Escorting Francine over with the drinks, Pop began a roundabout explanation of her presence. “I don’t suppose you remember my having a sister, she wasn’t really around Fort Peck so’s you would notice.” Boy, was he stretching the facts to fit the situation. He of course did have a sister, Aunt Marge, who had never been within a thousand miles of Fort Peck. Now, though, the so-called white lie had to be applied. “Anyhow, this is my niece Francine—”
“Pleased to meetcha.” Francine all but curtsied, sensing something perilous from the way Pop was speaking.
“—she’s here getting an education in bartending.”
“This is the place for it,” declared J.L., drawing the beer mug to himself with both trembling hands. “None better from here to China, unless it was the old Blue Eagle in Fort Peck days. I sure do wish we could have got to that reunion, seen all the faces again. I kind of miss the old days, Tom, how about you?”
“Sometimes,” Pop equivocated, while Francine tried not to display the jitters at Fort Peck and Proxy’s bailiwick surfacing in the conversation. And I knew what she did not, that the real threat of discovery was Nan Hill, who as washerwoman to establishments such as the Blue Eagle no doubt had knowledge of people’s dirty laundry in more ways than one. Judiciously sipping her pink drink, she was searching Francine’s face, as if trying to place it.
After enough such scrutiny, she turned to Pop with the verdict three of us were breath
lessly waiting for.
“I can see the family resemblance—there’s no mistaking that hair, surely.”
With that, Francine passed all the examination any one person should have to undergo the first day on the job, and life in the Medicine Lodge settled to its true business, bartending.
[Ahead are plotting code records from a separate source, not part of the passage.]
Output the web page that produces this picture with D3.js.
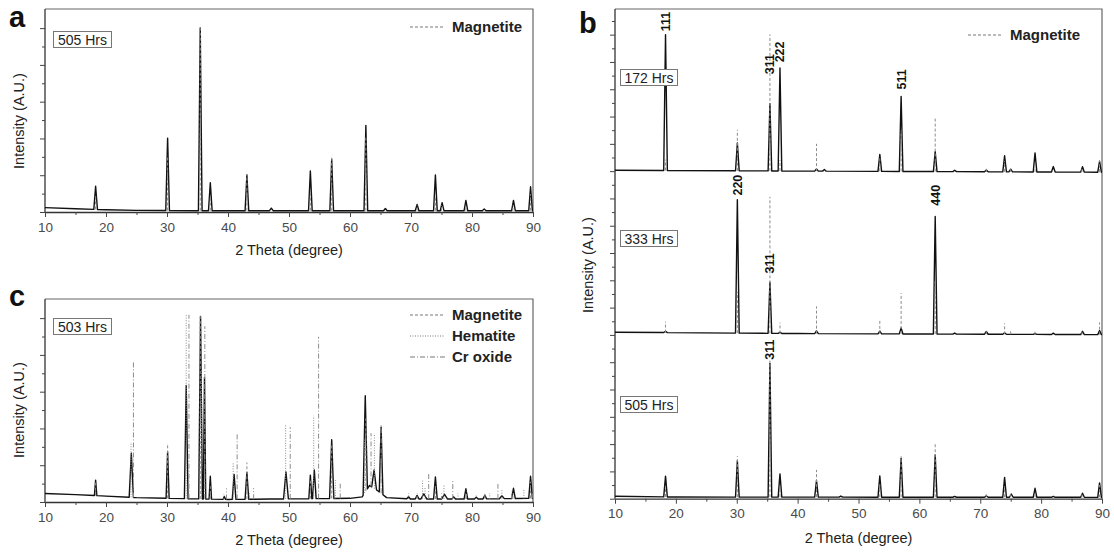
<!DOCTYPE html>
<html><head><meta charset="utf-8">
<script src="https://cdn.jsdelivr.net/npm/d3@7"></script>
<style>body{margin:0;background:#fff}svg text{font-family:"Liberation Sans",Arial,sans-serif}</style>
</head><body><svg id="chart" width="1114" height="552"></svg>
<script>
// ---------- shared ----------
const xTickValues = [10, 20, 30, 40, 50, 60, 70, 80, 90];
const xMinorValues = [15, 25, 35, 45, 55, 65, 75, 85];
const xTitle = "2 Theta (degree)";
const yTitle = "Intensity (A.U.)";

// reference patterns: [2theta, relative intensity %]
const magnetiteRef = [[18.3,8],[30.1,30],[35.45,100],[37.1,8],[43.1,20],[53.5,10],[57.0,30],[62.6,40],[71.0,3],[74.0,8],[75.0,3],[79.0,2],[86.7,3],[89.6,9]];
const hematiteRef = [[24.1,30],[33.15,100],[35.65,70],[39.3,3],[40.85,20],[43.5,4],[49.45,40],[54.05,45],[57.4,5],[57.6,10],[62.4,30],[64.0,30],[69.6,3],[71.9,10],[72.3,6],[75.4,8],[77.7,3],[80.7,2],[82.9,3],[84.9,5],[88.5,5]];
const crOxideRef = [[24.5,74],[33.6,100],[36.2,94],[39.75,6],[41.5,36],[44.2,6],[50.2,39],[54.85,88],[58.4,8],[63.45,29],[65.1,38],[72.9,14],[76.85,10],[79.1,4],[82.1,3],[84.25,8],[86.5,4],[89.95,6]];

// ---------- panel a : 505 Hrs ----------
const aBaseline = [[10,0.12],[15,0.09],[20,0.06],[25,0.045],[35,0.035],[90,0.035]];
const aPeaks = [[18.3,0.63],[30.1,1.97],[35.45,4.97],[37.1,0.76],[43.1,0.97],[47.1,0.07],[53.5,1.08],[57.0,1.40],[62.6,2.32],[65.8,0.06],[71.0,0.17],[74.0,0.97],[75.1,0.22],[79.0,0.28],[82.0,0.05],[86.8,0.28],[89.6,0.65]];

// ---------- panel b : 505 / 333 / 172 Hrs ----------
const bTraceNames = ["505 Hrs", "333 Hrs", "172 Hrs"];
const bOffsets = [0.05, 6.05, 11.98];
const b505Baseline = [[10,0.04],[20,0.01],[90,0]];
const b505Peaks = [[18.3,0.76],[30.1,1.33],[35.45,4.91],[37.1,0.85],[43.1,0.61],[47.1,0.04],[53.5,0.78],[57.0,1.43],[62.6,1.55],[65.8,0.03],[71.0,0.05],[74.0,0.73],[75.1,0.12],[79.0,0.33],[82.0,0.03],[86.8,0.15],[89.6,0.53]];
const b333Baseline = [[10,0.05],[40,0],[90,-0.04]];
const b333Peaks = [[18.3,0.05],[30.1,4.89],[35.45,1.87],[37.1,0.04],[43.1,0.1],[53.5,0.1],[57.0,0.22],[62.6,4.31],[65.8,0.04],[71.0,0.1],[74.0,0.05],[79.0,0.03],[82.0,0.05],[86.8,0.12],[89.6,0.15]];
const b172Baseline = [[10,0.05],[90,-0.02]];
const b172Peaks = [[18.3,4.98],[30.1,1.02],[35.45,2.46],[37.1,3.77],[43.1,0.08],[44.4,0.06],[53.5,0.62],[57.0,2.75],[62.6,0.73],[65.8,0.05],[71.0,0.06],[74.0,0.59],[75.0,0.1],[79.0,0.7],[82.0,0.2],[86.8,0.2],[89.6,0.4]];
// [trace index, hkl, 2theta, relative intensity at label foot]
const bPeakLabels = [[2,"111",18.3,5.1],[2,"311",35.45,3.54],[2,"222",37.1,3.98],[2,"511",57.0,3.0],[1,"220",30.15,5.04],[1,"311",35.45,2.19],[1,"440",62.6,4.7],[0,"311",35.45,5.03]];

// ---------- panel c : 503 Hrs ----------
const cBaseline = [[10,0.23],[15,0.2],[20,0.16],[25,0.12],[30,0.1],[40,0.07],[47,0.08],[60,0.1],[62.0,0.14],[63.2,0.45],[64.6,0.3],[66,0.12],[70,0.08],[80,0.08],[90,0.1]];
const cPeaks = [[18.3,0.42,0.2],[24.15,1.2,0.35],[30.1,1.26,0.25],[33.15,3.08,0.3],[35.5,4.96,0.3],[36.15,3.3,0.2],[37.1,0.62,0.2],[39.4,0.08,0.2],[41.0,0.68,0.3],[43.1,0.73,0.3],[49.5,0.73,0.4],[53.5,0.64,0.25],[54.15,0.78,0.3],[57.0,1.6,0.35],[62.5,2.62,0.35],[63.95,0.5,0.4],[65.1,1.8,0.3],[69.6,0.06,0.3],[71.0,0.1,0.3],[72.1,0.14,0.5],[74.0,0.6,0.3],[75.5,0.13,0.5],[77.0,0.06,0.3],[79.0,0.28,0.3],[80.7,0.05,0.3],[82.1,0.1,0.3],[84.9,0.08,0.4],[86.8,0.28,0.3],[89.6,0.6,0.3]];

// ---------- drawing ----------
const svg = d3.select("#chart");
const FONT = '"Liberation Sans", Arial, sans-serif';
const REF_SCALE = 5 / 100;
const refStyles = {
  magnetite: {dash: "3,2"},
  hematite: {dash: "1,1.5"},
  cr: {dash: "5,2,1,2"}
};

function makePanel(cfg) {
  const x = d3.scaleLinear().domain([10, 90]).range([cfg.left, cfg.right]);
  const y = d3.scaleLinear().domain([0, cfg.yMax]).range([cfg.bottom, cfg.top]);
  const g = svg.append("g");
  g.append("path")
    .attr("d", `M${cfg.left},${cfg.top}H${cfg.right}V${cfg.bottom}`)
    .attr("fill", "none").attr("stroke", "#666").attr("stroke-width", 1.2);
  const xa = g.append("g").attr("transform", `translate(0,${cfg.bottom})`)
    .call(d3.axisBottom(x).tickValues(xTickValues).tickSize(5).tickSizeOuter(0).tickPadding(5).tickFormat(d3.format("d")))
    .attr("font-family", FONT).attr("font-size", 13.5);
  xa.select(".domain").attr("stroke", "#333").attr("stroke-width", 1.3);
  xa.selectAll(".tick line").attr("stroke", "#444");
  xa.selectAll("text").attr("fill", "#4a4a4a");
  const xm = g.append("g").attr("transform", `translate(0,${cfg.bottom})`)
    .call(d3.axisBottom(x).tickValues(xMinorValues).tickSize(3).tickFormat(""));
  xm.select(".domain").remove();
  xm.selectAll(".tick line").attr("stroke", "#444");
  const ya = g.append("g").attr("transform", `translate(${cfg.left},0)`)
    .call(d3.axisLeft(y).tickValues(cfg.yMajor).tickSize(5).tickSizeOuter(0).tickFormat(""));
  ya.select(".domain").attr("stroke", "#333").attr("stroke-width", 1.3)
    .attr("d", `M0,${cfg.bottom}V${cfg.top}`);
  ya.selectAll(".tick line").attr("stroke", "#444");
  const ym = g.append("g").attr("transform", `translate(${cfg.left},0)`)
    .call(d3.axisLeft(y).tickValues(cfg.yMinor).tickSize(3).tickFormat(""));
  ym.select(".domain").remove();
  ym.selectAll(".tick line").attr("stroke", "#444");
  // titles
  g.append("text").attr("x", (cfg.left + cfg.right) / 2).attr("y", cfg.xTitleY)
    .attr("text-anchor", "middle").attr("font-size", 14.5).attr("fill", "#222").text(xTitle);
  g.append("text").attr("transform", `translate(${cfg.yTitleX},${cfg.yTitleCY}) rotate(-90)`)
    .attr("text-anchor", "middle").attr("dy", "0.35em").attr("font-size", 14.5).attr("fill", "#222").text(yTitle);
  g.append("text").attr("x", cfg.letterX).attr("y", cfg.letterY)
    .attr("font-size", 29).attr("font-weight", "bold").attr("fill", "#111").text(cfg.letter);
  return {x, y, g};
}

function tracePoints(baseline, peaks, offset, defW) {
  const bs = d3.scaleLinear().domain(baseline.map(d => d[0])).range(baseline.map(d => d[1]));
  const pts = [];
  baseline.forEach(([t, v]) => {
    if (!peaks.some(p => t > p[0] - (p[2] || defW) && t < p[0] + (p[2] || defW))) pts.push([t, v + offset]);
  });
  peaks.forEach(p => {
    const w = p[2] || defW;
    pts.push([p[0] - w, bs(p[0] - w) + offset], [p[0], bs(p[0]) + p[1] + offset], [p[0] + w, bs(p[0] + w) + offset]);
  });
  pts.sort((a, b) => a[0] - b[0]);
  return {pts, bs};
}

function drawTrace(P, baseline, peaks, offset, defW) {
  const {pts, bs} = tracePoints(baseline, peaks, offset, defW);
  P.g.append("path").datum(pts)
    .attr("d", d3.line().x(d => P.x(d[0])).y(d => P.y(d[1])))
    .attr("fill", "none").attr("stroke", "#111").attr("stroke-width", 1.4).attr("stroke-linejoin", "round");
  return bs;
}

function drawRefs(P, refs, bs, offset, style) {
  P.g.append("g").selectAll("line").data(refs).join("line")
    .attr("x1", d => P.x(d[0])).attr("x2", d => P.x(d[0]))
    .attr("y1", d => P.y(bs(d[0]) + offset))
    .attr("y2", d => P.y(bs(d[0]) + offset + d[1] * REF_SCALE))
    .attr("stroke", "#8c8c8c").attr("stroke-width", 1).attr("stroke-dasharray", style.dash);
}

function hrsBox(P, x0, y0, w, h, label) {
  P.g.append("rect").attr("x", x0 + 0.5).attr("y", y0 + 0.5).attr("width", w).attr("height", h)
    .attr("fill", "#fff").attr("stroke", "#777").attr("stroke-width", 1);
  P.g.append("text").attr("x", x0 + w / 2 + 0.5).attr("y", y0 + h / 2 + 1).attr("dy", "0.35em")
    .attr("text-anchor", "middle").attr("font-size", 14).attr("fill", "#222").text(label);
}

function legend(P, x0, items) {
  items.forEach(([name, style, yy]) => {
    P.g.append("line").attr("x1", x0).attr("x2", x0 + 35).attr("y1", yy).attr("y2", yy)
      .attr("stroke", "#777").attr("stroke-width", 1).attr("stroke-dasharray", style.dash);
    P.g.append("text").attr("x", x0 + 42).attr("y", yy).attr("dy", "0.35em")
      .attr("font-size", 15).attr("font-weight", "bold").attr("fill", "#222").text(name);
  });
}

const halfTicks = (n) => d3.range(0, n).map(i => i + 0.5);

// panel a
const A = makePanel({left: 45, right: 533, top: 9, bottom: 212, yMax: 5.52,
  yMajor: d3.range(0, 6), yMinor: halfTicks(5),
  xTitleY: 255, yTitleX: 19, yTitleCY: 121, letter: "a", letterX: 9, letterY: 27});
const aBs = drawTrace(A, aBaseline, aPeaks, 0, 0.3);
drawRefs(A, magnetiteRef, aBs, 0, refStyles.magnetite);
hrsBox(A, 53, 31, 58, 16, "505 Hrs");
legend(A, 410, [["Magnetite", refStyles.magnetite, 27]]);

// panel c
const C = makePanel({left: 45, right: 533, top: 299, bottom: 502, yMax: 5.52,
  yMajor: d3.range(0, 6), yMinor: halfTicks(5),
  xTitleY: 545, yTitleX: 19, yTitleCY: 410, letter: "c", letterX: 9, letterY: 306});
const cBs = drawTrace(C, cBaseline, cPeaks, 0, 0.3);
drawRefs(C, magnetiteRef, cBs, 0, refStyles.magnetite);
drawRefs(C, hematiteRef, cBs, 0, refStyles.hematite);
drawRefs(C, crOxideRef, cBs, 0, refStyles.cr);
hrsBox(C, 53, 318, 58, 16, "503 Hrs");
legend(C, 410, [["Magnetite", refStyles.magnetite, 315], ["Hematite", refStyles.hematite, 336], ["Cr oxide", refStyles.cr, 357]]);

// panel b
const B = makePanel({left: 615, right: 1102, top: 9, bottom: 498.7, yMax: 17.94,
  yMajor: d3.range(0, 18), yMinor: halfTicks(18),
  xTitleY: 543, yTitleX: 588, yTitleCY: 265, letter: "b", letterX: 579, letterY: 33});
const bData = [[b505Baseline, b505Peaks], [b333Baseline, b333Peaks], [b172Baseline, b172Peaks]];
const bBs = bData.map(([bl, pk], i) => {
  const bs = drawTrace(B, bl, pk, bOffsets[i], 0.3);
  drawRefs(B, magnetiteRef, bs, bOffsets[i], refStyles.magnetite);
  return bs;
});
bPeakLabels.forEach(([ti, txt, t, v]) => {
  const px = B.x(t), py = B.y(bOffsets[ti] + bBs[ti](t) + v);
  B.g.append("text").attr("transform", `translate(${px},${py}) rotate(-90)`)
    .attr("dy", "0.36em").attr("font-size", 12.5).attr("font-weight", "bold").attr("fill", "#111").text(txt);
});
hrsBox(B, 620, 69, 57, 16, bTraceNames[2]);
hrsBox(B, 620, 230, 57, 16, bTraceNames[1]);
hrsBox(B, 620, 396, 57, 16, bTraceNames[0]);
legend(B, 968, [["Magnetite", refStyles.magnetite, 35]]);
</script></body></html>
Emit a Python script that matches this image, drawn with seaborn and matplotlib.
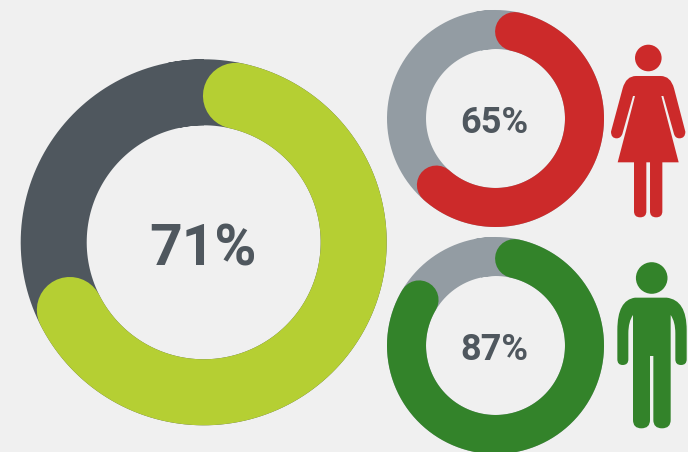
import numpy as np
import pandas as pd
import matplotlib
matplotlib.use("Agg")
import matplotlib.pyplot as plt
from matplotlib.path import Path
from matplotlib.patches import PathPatch, Circle
import seaborn as sns

# --- data ---
donut_names = ["overall", "women", "men"]
donut_values = [71, 65, 87]
donut_labels = ["71%", "65%", "87%"]

# --- styles ---
BG = "#f0f0f0"
DARK = "#4f575e"
LIME = "#b5cf33"
GRAY = "#939ca3"
RED = "#cc2a2a"
GREEN = "#33832a"
W, H = 688, 452

sns.set_theme(style="white")
plt.rcParams["font.family"] = ["Roboto", "DejaVu Sans"]

fig = plt.figure(figsize=((W + 0.01) / 100, (H + 0.01) / 100), dpi=100, facecolor=BG)

layout = [
    dict(cx=203.7, cy=242.3, outer=183.0, inner=117.0, track=DARK, arc=LIME, size=41, base=265.5),
    dict(cx=495.5, cy=118.5, outer=108.5, inner=69.5, track=GRAY, arc=RED, size=26, base=132.7),
    dict(cx=495.5, cy=345.5, outer=108.5, inner=69.5, track=GRAY, arc=GREEN, size=26, base=359.7),
]


def donut(value, cx, cy, outer, inner, track, arc):
    R = outer + 2
    ax = fig.add_axes([(cx - R) / W, 1 - (cy + R) / H, 2 * R / W, 2 * R / H], projection="polar")
    ax.set_theta_zero_location("N")
    ax.set_theta_direction(-1)
    mid = (outer + inner) / 2
    lw = (outer - inner) * 0.72
    cap = np.arctan((outer - inner) / 2 / mid)
    t_full = np.linspace(-0.2, 2 * np.pi, 400)
    sns.lineplot(x=t_full, y=np.full_like(t_full, mid), ax=ax, color=track, linewidth=lw,
                 estimator=None, sort=False, legend=False, solid_capstyle="butt")
    t_arc = np.linspace(cap, value / 100 * 2 * np.pi - cap, 400)
    sns.lineplot(x=t_arc, y=np.full_like(t_arc, mid), ax=ax, color=arc, linewidth=lw,
                 estimator=None, sort=False, legend=False, solid_capstyle="round")
    ax.set_rlim(0, R)
    ax.set_axis_off()
    ax.patch.set_alpha(0)


for v, d in zip(donut_values, layout):
    donut(v, d["cx"], d["cy"], d["outer"], d["inner"], d["track"], d["arc"])

# overlay in pixel coordinates for labels and icons
ov = fig.add_axes([0, 0, 1, 1], zorder=5)
ov.set_xlim(0, W)
ov.set_ylim(H, 0)
ov.set_axis_off()
ov.patch.set_alpha(0)

for lab, d in zip(donut_labels, layout):
    ov.text(d["cx"] - 1, d["base"], lab, ha="center", va="baseline", color=DARK,
            fontsize=d["size"], fontweight="bold")


def shape(cmds, ox, oy, color):
    verts, codes = [], []
    m = {"M": Path.MOVETO, "L": Path.LINETO, "Q": Path.CURVE3}
    for c, *pts in cmds:
        for p in pts:
            verts.append((ox + p[0] / 3, oy + p[1] / 3))
            codes.append(m[c])
    verts.append(verts[0])
    codes.append(Path.CLOSEPOLY)
    ov.add_patch(PathPatch(Path(verts, codes), facecolor=color, edgecolor="none"))


# woman
ov.add_patch(Circle((648.3, 58), 13.3, facecolor=RED, edgecolor="none"))
shape([
    ("M", (33, 305)), ("L", (68, 175)), ("Q", (78, 138), (108, 138)), ("L", (182, 138)),
    ("Q", (212, 138), (222, 175)), ("L", (256, 305)), ("Q", (256, 325), (238, 325)),
    ("Q", (226, 325), (222, 312)), ("L", (190, 198)), ("L", (184, 198)), ("L", (236, 397)),
    ("L", (53, 397)), ("L", (105, 198)), ("L", (99, 198)), ("L", (67, 312)),
    ("Q", (62, 325), (50, 325)), ("Q", (33, 325), (33, 305)),
], 600, 30, RED)
for x0 in (102, 150):
    shape([
        ("M", (x0, 390)), ("L", (x0 + 37, 390)), ("L", (x0 + 37, 544)),
        ("Q", (x0 + 37, 562), (x0 + 18.5, 562)), ("Q", (x0, 562), (x0, 544)),
    ], 600, 30, RED)

# man
ov.add_patch(Circle((651.7, 278), 15.8, facecolor=GREEN, edgecolor="none"))
shape([
    ("M", (105, 143)), ("L", (200, 143)), ("Q", (260, 150), (260, 240)), ("L", (260, 328)),
    ("Q", (260, 345), (243, 345)), ("Q", (226, 345), (226, 328)), ("L", (226, 250)),
    ("Q", (226, 215), (212, 195)), ("L", (212, 510)), ("Q", (212, 535), (186, 535)),
    ("Q", (160, 535), (160, 510)), ("L", (160, 318)), ("L", (150, 318)), ("L", (150, 510)),
    ("Q", (150, 535), (124, 535)), ("Q", (99, 535), (99, 510)), ("L", (99, 195)),
    ("Q", (85, 215), (85, 250)), ("L", (85, 328)), ("Q", (85, 345), (68, 345)),
    ("Q", (52, 345), (52, 328)), ("L", (52, 240)), ("Q", (52, 150), (105, 143)),
], 600, 250, GREEN)

fig.savefig("out.png", dpi=100, facecolor=BG)
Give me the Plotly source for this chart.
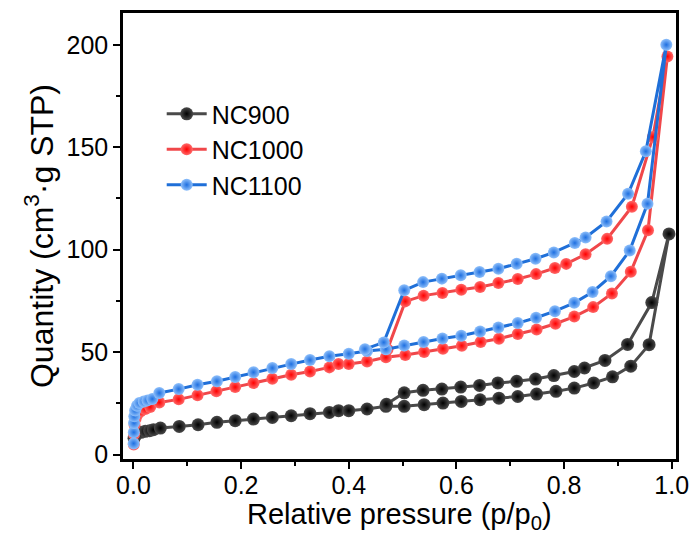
import plotly.graph_objects as go

# ---- data ----
nc900_ads_x = [0.001, 0.005, 0.014, 0.022, 0.030, 0.037, 0.050, 0.085, 0.120, 0.155, 0.189, 0.223, 0.258,
               0.293, 0.328, 0.364, 0.381, 0.400, 0.434, 0.469, 0.503, 0.540, 0.575, 0.609, 0.644, 0.679,
               0.714, 0.749, 0.785, 0.819, 0.855, 0.890, 0.924, 0.958, 0.995]
nc900_ads_y = [8.0, 9.8, 10.9, 11.4, 11.7, 12.2, 13.0, 13.8, 14.6, 15.8, 16.6, 17.4, 18.2,
               19.0, 20.0, 20.6, 21.5, 21.5, 22.3, 23.6, 23.6, 24.4, 25.2, 26.0, 26.8, 27.6,
               28.4, 29.6, 30.9, 32.5, 35.0, 38.0, 43.2, 53.7, 107.7]
nc900_des_x = [0.963, 0.918, 0.876, 0.838, 0.819, 0.781, 0.747, 0.712, 0.677, 0.643, 0.608, 0.573,
               0.538, 0.503, 0.470]
nc900_des_y = [74.2, 53.8, 46.0, 42.3, 40.6, 38.6, 36.9, 35.8, 35.0, 33.8, 33.0, 32.0,
               31.4, 30.2, 24.6]

nc1000_ads_x = [0.0005, 0.001, 0.002, 0.004, 0.007, 0.013, 0.022, 0.031, 0.048, 0.084, 0.119, 0.154,
                0.189, 0.223, 0.258, 0.293, 0.328, 0.364, 0.381, 0.400, 0.434, 0.469, 0.505, 0.540,
                0.575, 0.610, 0.645, 0.679, 0.714, 0.749, 0.784, 0.819, 0.854, 0.889, 0.924, 0.956, 0.992]
nc1000_ads_y = [5.0, 10.0, 14.5, 17.5, 19.5, 21.1, 22.3, 23.3, 25.5, 27.0, 29.0, 31.0,
                33.0, 35.0, 37.1, 39.0, 40.6, 42.6, 44.2, 44.2, 45.5, 47.5, 48.6, 50.1,
                51.7, 53.2, 55.0, 56.6, 58.9, 61.1, 63.9, 67.4, 72.0, 78.7, 89.3, 109.5, 194.3]
nc1000_des_x = [0.965, 0.926, 0.880, 0.840, 0.804, 0.783, 0.748, 0.714, 0.678, 0.644, 0.609, 0.574,
                0.539, 0.505, 0.472]
nc1000_des_y = [155.0, 121.0, 105.3, 97.8, 93.1, 91.1, 88.1, 85.7, 83.8, 81.8, 80.5, 78.9,
                77.6, 74.8, 51.5]

nc1100_ads_x = [0.0003, 0.0006, 0.001, 0.0015, 0.003, 0.0065, 0.011, 0.019, 0.026, 0.035, 0.048, 0.084,
                0.119, 0.155, 0.189, 0.223, 0.258, 0.293, 0.328, 0.364, 0.400, 0.434, 0.469, 0.503,
                0.539, 0.574, 0.609, 0.644, 0.678, 0.714, 0.748, 0.783, 0.819, 0.853, 0.887, 0.922,
                0.955, 0.990]
nc1100_ads_y = [5.5, 10.9, 15.5, 18.7, 21.6, 23.9, 25.2, 26.0, 26.5, 27.2, 30.1, 32.0,
                34.1, 35.8, 37.9, 40.2, 42.3, 44.2, 46.2, 48.0, 49.2, 50.6, 51.5, 53.3,
                55.0, 56.7, 58.0, 60.1, 62.1, 64.2, 66.8, 70.0, 74.1, 79.4, 87.1, 99.6,
                122.4, 200.0]
nc1100_des_x = [0.952, 0.919, 0.879, 0.840, 0.820, 0.781, 0.747, 0.712, 0.678, 0.643, 0.608, 0.573,
                0.538, 0.503, 0.465, 0.430]
nc1100_des_y = [148.0, 127.3, 113.8, 106.0, 103.3, 98.7, 95.6, 93.2, 90.7, 89.1, 87.5, 85.9,
                84.2, 80.2, 54.8, 51.5]

series_names = ["NC900", "NC1000", "NC1100"]
x_ticks = [0.0, 0.2, 0.4, 0.6, 0.8, 1.0]
y_ticks = [0, 50, 100, 150, 200]
x_title = "Relative pressure (p/p<sub>0</sub>)"
y_title = "Quantity (cm<sup>3</sup>·g STP)"

styles = [
    dict(line="#4a4a4a", ball="#000000", hi="#4a4a4a", size=13),
    dict(line="#f0474a", ball="#ff0000", hi="#ff6a6a", size=12),
    dict(line="#1f6fd8", ball="#1e6fe0", hi="#8fc0fb", size=12),
]
data = [
    (nc900_ads_x + nc900_des_x, nc900_ads_y + nc900_des_y),
    (nc1000_ads_x + nc1000_des_x, nc1000_ads_y + nc1000_des_y),
    (nc1100_ads_x + nc1100_des_x, nc1100_ads_y + nc1100_des_y),
]

FONT = "Liberation Sans"
fig = go.Figure()
for name, (xs, ys), st in zip(series_names, data, styles):
    fig.add_trace(go.Scatter(
        x=xs, y=ys, name=name, mode="lines+markers",
        line=dict(color=st["line"], width=3),
        marker=dict(size=st["size"], color=st["hi"], line=dict(width=0),
                    gradient=dict(type="radial", color=st["ball"])),
    ))

axis_common = dict(
    showline=True, linecolor="black", linewidth=2.5, mirror=True,
    ticks="outside", ticklen=7, tickwidth=2, tickcolor="black",
    showgrid=False, zeroline=False, automargin=False,
    tickfont=dict(family=FONT, size=25, color="black"),
)
fig.update_xaxes(
    range=[-0.0195, 1.008], tickvals=x_ticks, ticktext=[f"{v:.1f}" for v in x_ticks],
    ticklabelstandoff=-5,
    minor=dict(dtick=0.1, ticks="outside", ticklen=4, tickwidth=2, tickcolor="black"),
    **axis_common,
)
fig.update_yaxes(
    range=[-2.1, 215.5], tickvals=y_ticks,
    minor=dict(dtick=25, ticks="outside", ticklen=4, tickwidth=2, tickcolor="black"),
    title=dict(text=y_title, font=dict(family=FONT, size=32, color="black"), standoff=4),
    **axis_common,
)
fig.add_annotation(
    text=x_title, xref="paper", yref="paper", x=0.5, y=-0.1715,
    xanchor="center", yanchor="bottom", showarrow=False, borderpad=0,
    font=dict(family=FONT, size=29, color="black"),
)
fig.update_layout(
    width=694, height=537,
    margin=dict(l=123, r=18, t=13, b=78),
    paper_bgcolor="white", plot_bgcolor="white",
    showlegend=True,
    legend=dict(x=0.07, y=0.825, xanchor="left", yanchor="top",
                font=dict(family=FONT, size=25, color="black"),
                bgcolor="rgba(0,0,0,0)", itemwidth=40, tracegroupgap=0),
)
fig.write_html("out.html")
She did not do badly, as Pop graded it, on through the rest of the afternoon and evening. The true test to come, of course, would be whether she could handle the saloon by herself. And life with Pop and me.
8
THERE IS NOTHING like a new face behind the bar to either intrigue or alarm a saloon’s patrons, and Francine’s presence in the Medicine Lodge very quickly drew attention far and wide. Word spread like grass fire among the Air Force missile silo contingents and oil field roughnecks and the like, that there was someone young, female, and reasonably attractive now pouring drinks in the old joint, and they began to show up in droves. Saloons in the other towns must have dried up like puddles. And while her bartending skills were still very much in the development stage, right from the start she could hold her own with the flyboys, sassily kidding them as “junior birdmen,” and laugh enough but not too much at the rough jokes of the oil rig hands, and meanwhile fend off flirting from just about every local male in her age range, including prominent bachelors like Turk Turco and Joe Quigg, by tossing off “Sorry, no free samples of the merchandise” along with a little mocking smile that seemed to let them in on the joke. As Pop admitted one night soon in a doorway conversation with me when she was finishing the bartending shift by herself, “She’s got quite a mouth on her. But she maybe had to get one, to keep up with Proxy.”
On the other hand, a number of the Medicine Lodge’s longtime customers, such as Dode Withrow and other old-timers from the ranches, including the sheepherders, were less taken with her saucy manner and quick tongue, and missed having Pop stationed behind the bar in his bedroom slippers, faithfully listening to their stories and letting out “No bee ess?” as appropriate. No matter how attentive to them Francine tried to be, it was nowhere near the same.